Japanese automakers fell Monday after a fire unexpectedly halted one of Renesas Electronics Corp.’s largest plants, exacerbating a growing global shortage of automotive semiconductors.
Renesas slid as much as 5.4%, while customers from Toyota Motor Corp. to Honda Motor Co. and Nissan Motor Co. also fell in early trading. One of the biggest suppliers of car chips, Renesas was forced to halt a Japanese plant Friday after a fire broke out in one of its clean rooms, critical areas designed to keep impurities from contaminating semiconductors.
Chief Executive Officer Hidetoshi Shibata warned the plant could be sidelined for a month and cost the company 17 billion yen ($156 million) in revenue.
Global automakers were already struggling to keep assembly lines operating amid a shortage of chips caused by booming demand for laptops, tablets and home electronics during the pandemic. The Renesas fire will likely worsen the crunch, estimated earlier this year to cost global automakers about $61 billion in lost sales in 2021.
Shibata had told Bloomberg News earlier in March that shortages could persist into the second half, joining other industry leaders in bracing for a chip crunch to snarl production of cars and gadgets well past the summer.
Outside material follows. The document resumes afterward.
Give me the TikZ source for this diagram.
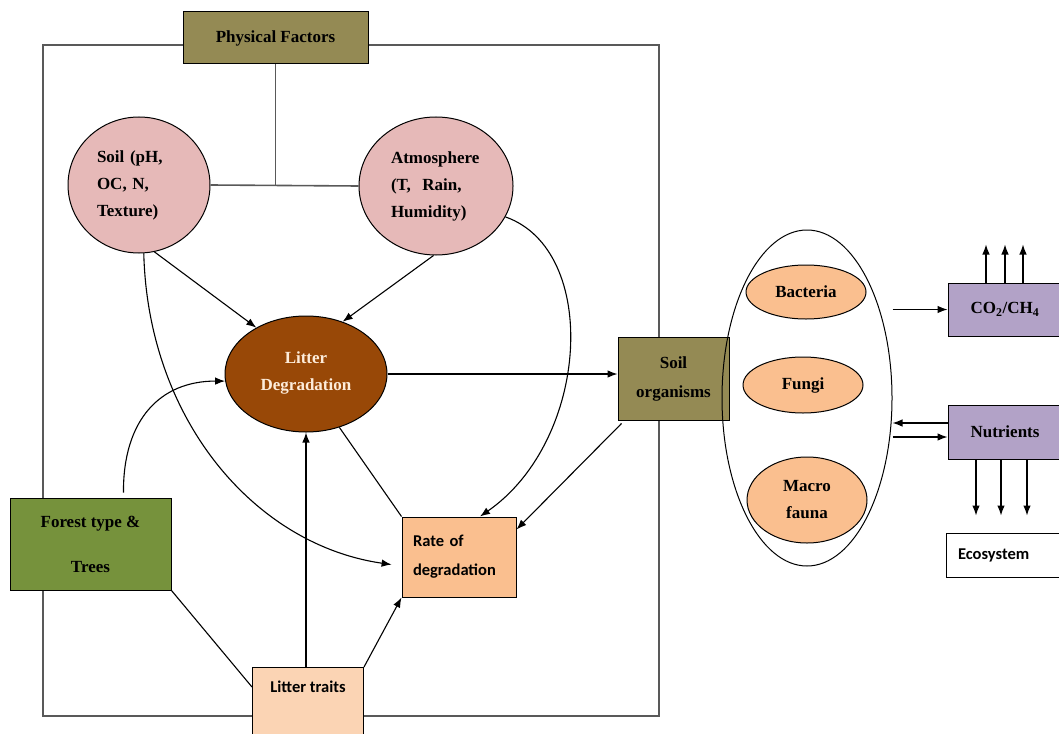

Renesas has production facilities at six sites in Japan. The N3 building where the fire broke out is home to 300-millimeter wafer production, which would make it one of the company’s more advanced lines. In 2019, Renesas was the third-largest maker of automotive silicon. Toyota is one of its biggest customers, according to Bloomberg’s supply chain analysis.
“Supply will remain tight through the first half of the year," Shibata said in the interview published March 12. “And the way things look now, the situation will continue into the second half. But it’s anyone’s guess."